# Wifi Hotspot : how to log traffic

## CaptainBlood

Hi dear all,

I'm requested to find an affordable (DIY) solution to log the traffic of wifi every hotspot user (never more than 10).

 My guess here is that mac adress ; date/time login ; date/time logoff should be enough.

2) send the daily log to a public webmail service.

From a HW point of view Wifi Access point will be from the ISP Box which also provides a couple of wired connectors.

IMHO such an achitecture requires promoscuous mode listening. (I would feel more confortable with 2 network interface though.)

This is a small project. Nevertheless it's all about legal issues when providing a wifi public hotspot.

Any idea or advise which piece of software to use ?

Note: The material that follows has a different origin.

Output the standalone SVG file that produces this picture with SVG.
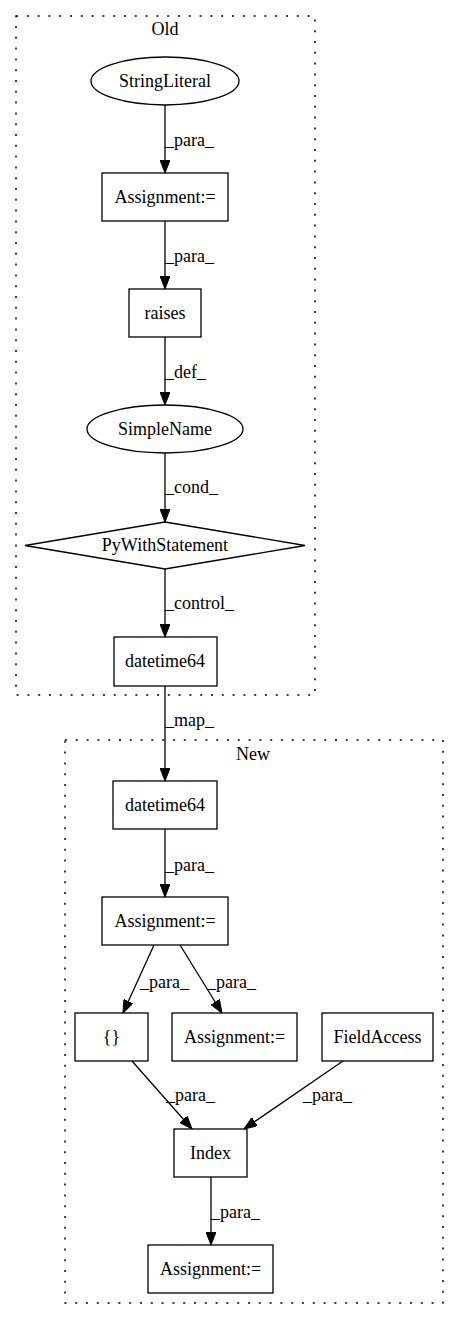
<svg xmlns="http://www.w3.org/2000/svg" width="460" height="1320" viewBox="0 0 460 1320">
<style>
text{font-family:"Liberation Serif","Times New Roman",serif;font-size:18px;fill:#000}
.c{text-anchor:middle}
.shape{fill:none;stroke:#000;stroke-width:1.3}
.cl{fill:none;stroke:#000;stroke-width:1.5;stroke-dasharray:2,8.8}
.e{fill:none;stroke:#000;stroke-width:1.3}
</style>
<defs>
<marker id="ah" viewBox="0 0 13 10" refX="13" refY="5" markerWidth="13" markerHeight="10" markerUnits="userSpaceOnUse" orient="auto">
<polygon points="0,0 13,5 0,10" fill="#000" stroke="#000" stroke-width="1"/>
</marker>
</defs>
<rect width="460" height="1320" fill="#fff"/>
<g id="cluster-old">
<rect class="cl" x="16" y="16" width="299" height="679"/>
<text class="c" x="165" y="35">Old</text>
</g>
<g id="cluster-new">
<rect class="cl" x="65" y="740" width="378" height="563"/>
<text class="c" x="253" y="760">New</text>
</g>
<g id="connectors">
<path class="e" d="M165,105 L165,173" marker-end="url(#ah)"/>
<text x="165" y="146">_para_</text>
<path class="e" d="M165,221 L165,289" marker-end="url(#ah)"/>
<text x="165" y="262">_para_</text>
<path class="e" d="M165,337 L165,405" marker-end="url(#ah)"/>
<text x="165" y="378">_def_</text>
<path class="e" d="M165,453 L165,522" marker-end="url(#ah)"/>
<text x="165" y="493">_cond_</text>
<path class="e" d="M165,569 L165,637" marker-end="url(#ah)"/>
<text x="165" y="609">_control_</text>
<path class="e" d="M165,686 L165,781" marker-end="url(#ah)"/>
<text x="165" y="726">_map_</text>
<path class="e" d="M165,829 L165,897" marker-end="url(#ah)"/>
<text x="165" y="871">_para_</text>
<path class="e" d="M154,945 L123,1013" marker-end="url(#ah)"/>
<text x="140" y="988">_para_</text>
<path class="e" d="M180,945 L222,1013" marker-end="url(#ah)"/>
<text x="207" y="988">_para_</text>
<path class="e" d="M132,1061 L192,1129" marker-end="url(#ah)"/>
<text x="166" y="1101">_para_</text>
<path class="e" d="M343,1061 L244,1129" marker-end="url(#ah)"/>
<text x="303" y="1101">_para_</text>
<path class="e" d="M211,1177 L211,1245" marker-end="url(#ah)"/>
<text x="211" y="1218">_para_</text>
</g>
<g id="n-stringliteral">
<ellipse class="shape" cx="165" cy="81" rx="74" ry="24"/>
<text class="c" x="165" y="87">StringLiteral</text>
</g>
<g id="n-assign-old">
<rect class="shape" x="102" y="173" width="126" height="48"/>
<text class="c" x="165" y="203">Assignment:=</text>
</g>
<g id="n-raises">
<rect class="shape" x="129" y="289" width="72" height="48"/>
<text class="c" x="165" y="319">raises</text>
</g>
<g id="n-simplename">
<ellipse class="shape" cx="165" cy="429" rx="78" ry="24"/>
<text class="c" x="165" y="435">SimpleName</text>
</g>
<g id="n-pywith">
<polygon class="shape" points="165,522 305,545.5 165,569 25,545.5"/>
<text class="c" x="165" y="551">PyWithStatement</text>
</g>
<g id="n-datetime-old">
<rect class="shape" x="114" y="637" width="103" height="49"/>
<text class="c" x="165" y="667">datetime64</text>
</g>
<g id="n-datetime-new">
<rect class="shape" x="113" y="781" width="104" height="48"/>
<text class="c" x="165" y="811">datetime64</text>
</g>
<g id="n-assign-new1">
<rect class="shape" x="102" y="897" width="126" height="48"/>
<text class="c" x="165" y="927">Assignment:=</text>
</g>
<g id="n-braces">
<rect class="shape" x="75" y="1013" width="73" height="48"/>
<text class="c" x="111.5" y="1043">{}</text>
</g>
<g id="n-assign-new2">
<rect class="shape" x="172" y="1013" width="125" height="48"/>
<text class="c" x="234.5" y="1043">Assignment:=</text>
</g>
<g id="n-fieldaccess">
<rect class="shape" x="322" y="1013" width="111" height="48"/>
<text class="c" x="377.5" y="1043">FieldAccess</text>
</g>
<g id="n-index">
<rect class="shape" x="174" y="1129" width="73" height="48"/>
<text class="c" x="210.5" y="1159">Index</text>
</g>
<g id="n-assign-new3">
<rect class="shape" x="148" y="1245" width="125" height="48"/>
<text class="c" x="210.5" y="1275">Assignment:=</text>
</g>
</svg>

Thanks for your attention.

----------

## AgBr

 *CaptainBlood wrote:*   

> Hi dear all,
> 
> I'm requested to find an affordable (DIY) solution to log the traffic of wifi every hotspot user (never more than 10).
> 
>  My guess here is that mac adress ; date/time login ; date/time logoff should be enough.
> ...

 

You'll need to set up a radius server. Your wifi-access points will need tripel A capabilities. Most cheap access points just support authentication and authorization  but no accounting. For some cheap wifi access points exists free firmware alternatives which can have such capabilities. DD-WRT or FreeWRT come to mind.

----------